Corporate income tax in Serbia
This is the main tax that Serbian companies have to pay and the standard rate is 15%. Together with a favorable geographical position, the low tax rate makes Serbia an attractive country for launching a business venture.
Key facts about the corporate income tax in Serbia:
- Tax rate: 15%.
- Capital gains tax: 15%.
- Withholding tax (there are many exemption possibilities): 20%. The rate is 25% for commercial transactions using preferential tax regimes.
- Duration of the fiscal year: January 1 – December 31. The start and end dates of the fiscal year can be changed on a special request from the company.
- The latest date when the tax return can be filed is 180 days after the end of the reporting period.
Companies that have to pay the corporate income tax in Serbia:
- Fiscal residents of Serbia.

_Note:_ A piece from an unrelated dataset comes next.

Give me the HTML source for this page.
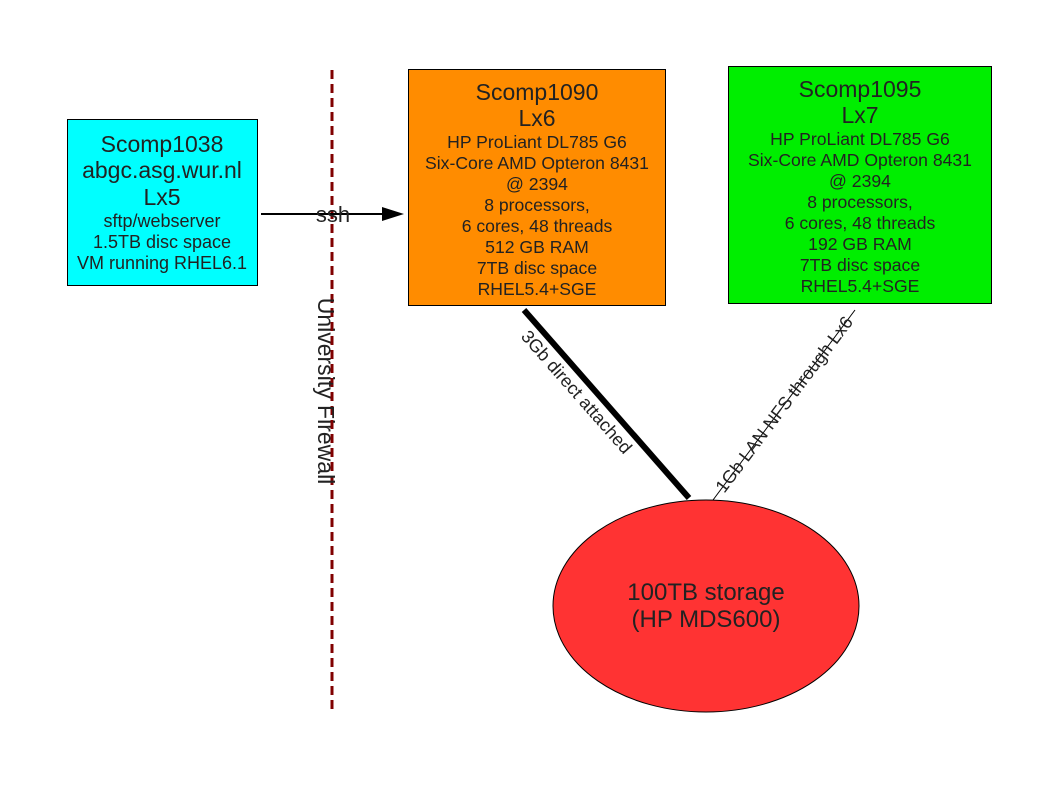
<!DOCTYPE html>
<html><head><meta charset="utf-8"><style>body{margin:0;background:#fff}svg{display:block}</style></head><body>
<svg width="1048" height="786" xmlns="http://www.w3.org/2000/svg" font-family="Liberation Sans, sans-serif" fill="#222">
<rect width="1048" height="786" fill="#fff"/>
<line x1="332" y1="70" x2="332" y2="712" stroke="#800000" stroke-width="3" stroke-dasharray="9,5"/>
<text transform="translate(318,391) rotate(90)" text-anchor="middle" font-size="23">University Firewall</text>
<line x1="261" y1="214" x2="390" y2="214" stroke="#000" stroke-width="2"/>
<polygon points="404,214 382,207 382,221" fill="#000"/>
<text x="333" y="222" text-anchor="middle" font-size="22">ssh</text>

<rect x="67.5" y="119.5" width="190" height="166" fill="#00ffff" stroke="#000"/>
<g text-anchor="middle">
<text x="162" y="152" font-size="23">Scomp1038</text>
<text x="162" y="178" font-size="23">abgc.asg.wur.nl</text>
<text x="162" y="205" font-size="23">Lx5</text>
<text x="162" y="227" font-size="18">sftp/webserver</text>
<text x="162" y="248" font-size="18">1.5TB disc space</text>
<text x="162" y="269" font-size="18">VM running RHEL6.1</text>
</g>

<rect x="408.5" y="69.5" width="257" height="236" fill="#ff8c00" stroke="#000"/>
<g text-anchor="middle">
<text x="537" y="100" font-size="23">Scomp1090</text>
<text x="537" y="126" font-size="23">Lx6</text>
<text x="537" y="148" font-size="17.6">HP ProLiant DL785 G6</text>
<text x="537" y="169" font-size="17.6">Six-Core AMD Opteron 8431</text>
<text x="537" y="190" font-size="17.6">@ 2394</text>
<text x="537" y="211" font-size="17.6">8 processors,</text>
<text x="537" y="232" font-size="17.6">6 cores, 48 threads</text>
<text x="537" y="253" font-size="17.6">512 GB RAM</text>
<text x="537" y="274" font-size="17.6">7TB disc space</text>
<text x="537" y="295" font-size="17.6">RHEL5.4+SGE</text>
</g>

<rect x="728.5" y="66.5" width="263" height="237" fill="#00ee00" stroke="#000"/>
<g text-anchor="middle">
<text x="860" y="97" font-size="23">Scomp1095</text>
<text x="860" y="123" font-size="23">Lx7</text>
<text x="860" y="145" font-size="17.6">HP ProLiant DL785 G6</text>
<text x="860" y="166" font-size="17.6">Six-Core AMD Opteron 8431</text>
<text x="860" y="187" font-size="17.6">@ 2394</text>
<text x="860" y="208" font-size="17.6">8 processors,</text>
<text x="860" y="229" font-size="17.6">6 cores, 48 threads</text>
<text x="860" y="250" font-size="17.6">192 GB RAM</text>
<text x="860" y="271" font-size="17.6">7TB disc space</text>
<text x="860" y="292" font-size="17.6">RHEL5.4+SGE</text>
</g>

<ellipse cx="706" cy="606" rx="153" ry="106" fill="#ff3333" stroke="#000"/>
<text x="706" y="600" text-anchor="middle" font-size="24">100TB storage</text>
<text x="706" y="627" text-anchor="middle" font-size="24">(HP MDS600)</text>

<line x1="524" y1="310" x2="689" y2="498" stroke="#000" stroke-width="6"/>
<text transform="translate(572,396) rotate(48.7)" text-anchor="middle" font-size="18">3Gb direct attached</text>
<line x1="855" y1="310" x2="713" y2="500" stroke="#000" stroke-width="1"/>
<text transform="translate(789,408) rotate(-53)" text-anchor="middle" font-size="18">1Gb LAN NFS through Lx6</text>
</svg>
</body></html>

Incomes derived from any jurisdiction form the taxable base.
- Non-resident companies pay the tax on incomes derived from operations in Serbia only.
Corporate income tax in Serbia: tax incentives and deductions:
- A 10-year tax exemption if the following conditions are satisfied: a) the company invests 1 billion RSD in its development and b) it gives employment to at least 100 more people during the investment period.
- Tax credits are possible (several conditions need to be satisfied).
- Double deduction of corporate expenses for Serbian companies engaged in R&D in Serbia.
- It is possible to deduct up to 80% of the income from the taxable base if its source is intellectual property.
- It is possible to deduct up to 80% of the income from the taxable base if its source is capital gains from transfer of intellectual property rights.
Personal income tax in Serbia
Serbia is among the European countries that charge the lowest taxes on personal income. The standard rate is 10% for Serbians. For foreigners, it can be from 10% to 20% depending on the source of income.
Key facts about the personal income tax in Serbia:
- Standard rate: 10%.
- Capital gains tax rate for individuals: 15%.
- Tax rate for sole proprietors (self-employed individuals): 10%.
- Tax on intellectual property rights and related rights: 20%.
- Tax on interest: 15%.
- Tax on rent: 15%.
- Tax on income from insurance of individuals: 15%.
Taxable base:
- Salary and wages.
- Income from private business activities.
- Income from copyrights and related rights.
- Income from capital.
- Income from real property.
- Capital gains.
- Any other sources of personal income.
Fiscal residents of Serbia have to pay the personal income tax regardless of the country where the income has been made – in Serbia or abroad. Non-residents are taxed only on the income made in Serbia. A foreign national automatically becomes a fiscal resident of Serbia if s/he a) has a center of vital interests in the country or b) has spent more than 183 days in Serbia within a year.
Employment for foreigners in Serbia
It is possible for a foreign national to find employment in Serbia but several important conditions need to be satisfied because the country’s legislation protects Serbian workers. The obligations of the employer include the following ones:
- S/he cannot fire a Serbian citizen to make the position vacant for a foreigner.
- S/he has taken all possible steps to find a suitable candidate among Serbians and foreigners already holding work permits. The employer has 10 days to do that.
- S/he has to apply for official permission to hire a foreigner.
- S/he has to sign a job agreement with the foreign national that respects all his/ her legal rights.
Low personal and corporate income tax rates make Serbia attractive for people with an entrepreneurial spirit and foreign investors. Becoming a sole proprietor or registering as a freelancer in Serbia is an inviting opportunity indeed. Engaging in business on a larger scale in the country can also be highly beneficial.